The flavor evolution of neutrinos, propagating through the dense and turbulent interior of the supernova, is dominated by the collective behavior associated with neutrino-neutrino interactions. Therefore, supernova neutrinos offer an opportunity to examine neutrino flavor mixing under high-density conditions. Being sensitive to neutrino mass ordering and mass hierarchy, they can provide information about neutrino properties. Further, they can act as a standard candle to measure cosmic distance as the neutronization burst signal does not depend on its progenitor.

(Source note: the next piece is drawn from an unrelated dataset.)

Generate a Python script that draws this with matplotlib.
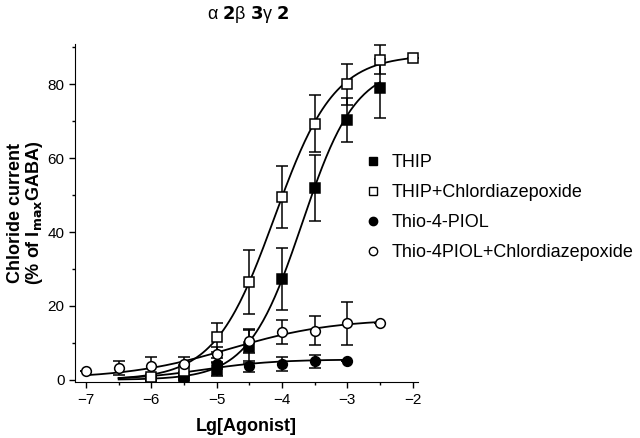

==Diffused supernova neutrino background==

The Diffuse Supernova Neutrino Background (DSNB) is a cosmic background of (anti)neutrinos formed by the accumulation of neutrinos emitted from all past core-collapse supernovae. Their existence was predicted even before the observation of supernova neutrinos. DSNB can be used to study physics on the cosmological scale. They provide an independent test of the supernova rate. They can also give information about neutrino emission properties, stellar dynamics and failed progenitors. Super-Kamiokande has put the observational upper limit on the DSNB flux as $5.5 \;\mathrm{cm}^{-2} \mathrm{s}^{-1}$ above 19.3 MeV of neutrino energy. The theoretically estimated flux is only half this value. Therefore, the DSNB signal is expected to be detected in the near future with detectors like JUNO and SuperK-Gd.